Track first-pass QC approval rate. This shows whether the workflow is stable or whether the team is spending too much time correcting artifacts. A healthy process should keep rework low and predictable. Watch for spikes after model updates or new engine presets. Review failures by category so you can adjust the settings that caused them.

Rework Rate

Rework rate should be measured by SKU batch, not by individual image alone. One weak set can distort the numbers if you do not separate it out. Keep notes on whether the issue came from the source file, the setting, or the channel spec. That makes troubleshooting faster. It also gives you a clearer read on production quality.

Visual Consistency Score

Use a visual consistency score to compare outputs across colorways and channels. Automated diff tools are helpful here because they catch small shifts that human eyes may miss during volume review. The score should be tied to approved reference sets. If a batch drifts beyond tolerance, rerun only the affected assets. That saves time and preserves consistency.

FAQ

Is Magnific AI Good For Fashion Photography?
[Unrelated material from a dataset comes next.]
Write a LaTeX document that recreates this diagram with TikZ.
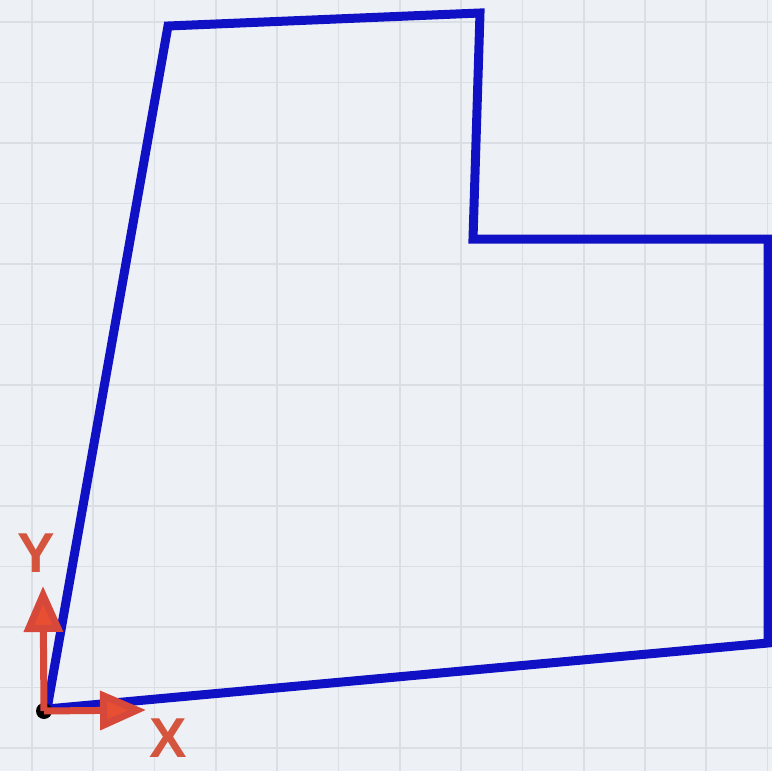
\documentclass[tikz,border=0pt]{standalone}
\usepackage{fontspec}
\setmainfont{Liberation Sans}
\usetikzlibrary{arrows.meta,positioning}

\definecolor{paper}{RGB}{237,241,245}
\definecolor{gridline}{RGB}{218,223,229}
\definecolor{outline}{RGB}{16,16,196}
\definecolor{axisred}{RGB}{232,78,50}
\definecolor{shaftred}{RGB}{214,72,58}
\definecolor{labelred}{RGB}{212,84,62}

\begin{document}
\begin{tikzpicture}[
  x=0.02cm, y=-0.02cm,
  gridrule/.style={draw=gridline, line width=1pt},
  shape outline/.style={draw=outline, line width=0.18cm, line join=miter},
  axis/.style={-{Triangle[length=0.92cm, width=0.76cm, fill=axisred]}, draw=shaftred, line width=0.14cm},
  dot/.style={circle, fill=black, inner sep=0pt, minimum size=0.32cm},
  axislabel/.style={text=labelred, font=\fontsize{32}{32}\selectfont\bfseries}
]

% page and grid
\useasboundingbox (0,0) rectangle (772,771);
\fill[paper] (0,0) rectangle (772,771);
\foreach \i in {0,...,12} {
  \draw[gridrule] ({32+61.3*\i},0) -- ({32+61.3*\i},771);
  \draw[gridrule] (0,{22+60.5*\i}) -- (772,{22+60.5*\i});
}

% outline corners
\coordinate (base) at (47,709);
\coordinate (topleft) at (168,26);
\coordinate (topright) at (480,13);
\coordinate (notch) at (473,239);
\coordinate (shoulder) at (768,239);
\coordinate (lowright) at (768,643);

\draw[shape outline] (base) -- (topleft) -- (topright) -- (notch)
  -- (shoulder) -- (lowright) -- cycle;

% frame at the origin
\node[dot] (origin) at (44,711) {};
\coordinate (ytip) at (43,586);
\coordinate (xtip) at (146,710);
\draw[axis] (origin.center) -- (ytip);
\draw[axis] (origin.center) -- (xtip);

\node[axislabel] (ylab) at (36,553) {Y};
\node[axislabel] (xlab) at (168,738) {X};

\end{tikzpicture}
\end{document}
Yes, when the source files are strong and the workflow is controlled. It works well for textile recovery, product clarity, and moderately damaged files. It is less reliable on complex jewelry, glossy surfaces, and weak source material. For those cases, add manual retouch or a secondary correction pass. Review skin, hands, and shoulder structure before final approval.

Which Settings Work Best For Product Images?

Start with Subtle or a restrained Vivid preset for ghost mannequin, flat lay, and accessory images. Keep creativity in a moderate range so the garment stays faithful to the original. Use higher settings only when the source file already contains stable structure. Always inspect seams, trims, and fabric grain at normal and zoomed view. If the output shifts color or shape, lower the setting and rerun it.

Can It Fix Blurry Clothing Textures?

It can help if the blur is mild and the garment still has readable form. Magnific may rebuild weave, folds, and embroidery with believable detail when enough structure remains in the source. It cannot create accurate information from badly out-of-focus or heavily compressed images. In those cases, the result may show swirls or invented patterning. Run a high-zoom review before sending the image to export.

Should It Go Before Or After Photoshop?

Use it before final Photoshop retouch, but after RAW conversion and primary color work. That order keeps the AI pass from locking in avoidable artifacts. Once the reconstruction is done, Photoshop can handle color balance, geometry cleanup, and small defects. Keep pre- and post-process versions archived for QC audits. That makes troubleshooting much faster.

What Metrics Should Ecommerce Teams Track?

Track cost per image, turnaround time, QC pass rate, rework rate, and visual consistency score. Also watch days from shoot to live listing, because that number ties production speed to commerce output. If the team is scaling a large drop, review these KPIs by channel and by SKU family. Pixofix uses those numbers to spot bottlenecks before launch. Stable metrics usually mean the workflow is ready to scale.